Beim Vergleich meiner letzten Arbeiten fiel mir auf, wie ähnlich sich die Entwürfe und Grafiken sind. Vor allem im Wettbewerbsentwurf entscheidet man sich oft für die eine Idee, die schon funktioniert. Viele Büros entwickeln über Jahre eine eigene Architektursprache, diese wird oft nur umformuliert. Ganz objektiv betrachtet ist es auch ein Ding der Unmöglichkeit in ein und demselben Architekturbüro unter Druck der Deadlines wirklich neue Architektur zu erfinden. Oder?

Also was tun?

Bei einem erneuten Blick auf die Geschichte wird der Beruf des*r Architekt*innen als traditionell generalistisch bezeichnet: Die Baumeister*innen vergangener Zeiten erstellten den Entwurf und die Statik und beaufsichtigten den Bauablauf.  Je nach Epoche kamen sie aus ganz unterschiedlichen Schichten und Berufszweigen, im römischen Reich waren es oft Militäringenieur*innen (wie beispeilsweise Vitruv), im Frühmittelalter Kleriker*innen, im Spätmittelalter Handwerker*innen und in der Renaissance Künstler*innen, Bildhauer*innen oder Wissenschaftler*innen.
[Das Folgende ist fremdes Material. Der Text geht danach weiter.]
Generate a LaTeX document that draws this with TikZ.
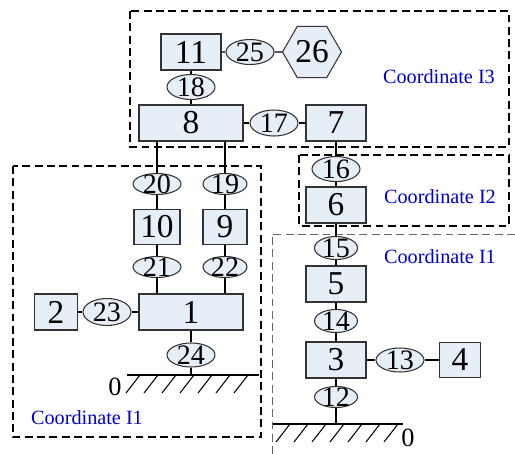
\documentclass[tikz,border=0pt]{standalone}
\usepackage{fontspec}
\setmainfont{Liberation Serif}
\usetikzlibrary{shapes.geometric}
\definecolor{boxc}{HTML}{E6EEF8}
\definecolor{crdc}{HTML}{0000CC}
% ground: line from #1 to #2 at height #3, first hatch top at #4
\newcommand{\hatchground}[4]{%
  \draw (#1,#3) -- (#2,#3);
  \foreach \k in {0,...,6}
    \draw ({#4+18*\k},#3) -- ({#4-14+18*\k},{#3+18});
}

\begin{document}
\begin{tikzpicture}[x=0.02cm, y=-0.02cm, line width=0.6pt,
    box/.style={draw=black!80, fill=boxc, minimum width=1.2cm,
      minimum height=0.72cm, inner sep=0pt,
      font=\fontsize{19}{19}\selectfont},
    joint/.style={ellipse, draw=black!80, fill=boxc, minimum width=0.96cm,
      minimum height=0.5cm, inner xsep=0pt, inner ysep=-1.5pt,
      font=\fontsize{16}{16}\selectfont},
    frame/.style={dash pattern=on 4.5pt off 2.5pt},
    crd/.style={crdc, font=\fontsize{11.5}{12}\selectfont},
    zero/.style={font=\fontsize{15}{15}\selectfont}]
  \useasboundingbox (0,0) rectangle (515,454);

  % coordinate frames
  \draw[frame] (130,11) rectangle (509,147);
  \draw[frame] (299,155) rectangle (509,226);
  \draw[frame] (13,166) rectangle (261,437);
  \draw[frame, black!60, line width=0.4pt] (272,454) -- (272,234) -- (515,234);
  \node[crd] (c3) at (439,77) {Coordinate I3};
  \node[crd] (c2) at (440,197) {Coordinate I2};
  \node[crd] (c1r) at (440,257) {Coordinate I1};
  \node[crd] (c1l) at (87,418) {Coordinate I1};

  % upper body
  \node[box] (n11) at (191,52) {11};
  \node[joint] (e25) at (250,52) {25};
  \node[regular polygon, regular polygon sides=6, draw=black!80, fill=boxc,
        minimum size=1.18cm, inner sep=0pt,
        font=\fontsize{19}{19}\selectfont] (h26) at (312,52) {26};
  \node[joint] (e18) at (191,87) {18};
  \node[box, minimum width=2.08cm] (n8) at (191,123) {8};
  \node[joint, minimum height=0.52cm] (e17) at (274,123) {17};
  \node[box] (n7) at (336,123) {7};

  % left branch
  \node[joint, minimum height=0.42cm] (e20) at (157,184) {20};
  \node[joint, minimum height=0.42cm, minimum width=0.88cm] (e19) at (225,184) {19};
  \node[box, minimum width=0.92cm, minimum height=0.7cm] (n10) at (157,227) {10};
  \node[box, minimum width=0.88cm, minimum height=0.7cm] (n9) at (225,227) {9};
  \node[joint, minimum height=0.42cm] (e21) at (157,267) {21};
  \node[joint, minimum height=0.42cm, minimum width=0.88cm] (e22) at (225,267) {22};
  \node[box, minimum width=2.08cm] (n1) at (191,312) {1};
  \node[box, minimum width=0.86cm] (n2) at (56,312) {2};
  \node[joint, minimum height=0.54cm] (e23) at (107,312) {23};
  \node[joint, minimum height=0.48cm] (e24) at (191,355) {24};
  \coordinate (g1) at (191,375);
  \hatchground{127}{259}{375}{140}
  \node[zero] (z1) at (115,387) {0};

  % right branch
  \node[joint] (e16) at (336,169) {16};
  \node[box] (n6) at (336,205) {6};
  \node[joint, minimum width=0.86cm, minimum height=0.46cm] (e15) at (336,248) {15};
  \node[box] (n5) at (336,284) {5};
  \node[joint, minimum width=0.86cm, minimum height=0.46cm] (e14) at (336,321) {14};
  \node[box] (n3) at (336,360) {3};
  \node[joint, minimum height=0.48cm] (e13) at (400,360) {13};
  \node[box, minimum width=0.82cm, minimum height=0.7cm] (n4) at (460,360) {4};
  \node[joint, minimum width=0.86cm, minimum height=0.42cm] (e12) at (336,397) {12};
  \coordinate (g2) at (336,424);
  \hatchground{273}{403}{424}{290}
  \node[zero] (z2) at (408,438) {0};

  % connectors
  \draw (n11) -- (e25) -- (h26);
  \draw (n11) -- (e18) -- (n8);
  \draw (n8) -- (e17) -- (n7);
  \draw (n7) -- (e16) -- (n6) -- (e15) -- (n5) -- (e14) -- (n3) -- (e12) -- (g2);
  \draw (n3) -- (e13) -- (n4);
  \draw (n8.south -| e20) -- (e20) -- (n10) -- (e21) -- (n1.north -| e21);
  \draw (n8.south -| e19) -- (e19) -- (n9) -- (e22) -- (n1.north -| e22);
  \draw (n2) -- (e23) -- (n1);
  \draw (n1) -- (e24) -- (g1);
\end{tikzpicture}
\end{document}
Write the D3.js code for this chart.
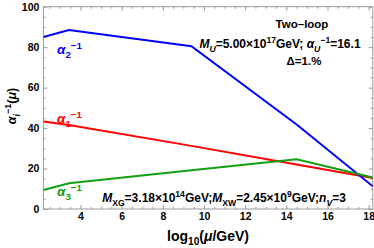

Der Beruf des*r Architekt*in setzt sich aus verschiedenen Berufsgruppen zusammen und im Prinzip sollte man als Architekt*in vom Handwerk über die Kunst bis zur Soziologie alles studieren, um meisterhaft in seinem*ihrem Gebiet zu sein. Dies ist aufgrund der Durchschnittsstudienzeit von ca. 20 Semestern allein für das Architekturstudium wohl nicht möglich. Das Studium zum*r Baumeister*in sollte adaptiert werden. Das interdisziplinäre Arbeiten ist aus unserer Berufsgruppe eigentlich nicht wegzudenken, um neue Ideen zu entwickeln.

Warum sitzen aber dann in einem klassischen Architekturbüro nur Architekt*innen?

Ich werde mich in den nächsten Monaten auf die Suche nach neuen Innovationsprozessen, insbesondere in Bezug auf Interdisziplinarität im Architekturentwurf, begeben. Um der bösen Technik einen Schritt voraus zu sein und vielleicht die ein oder andere neue Inspiration zu finden.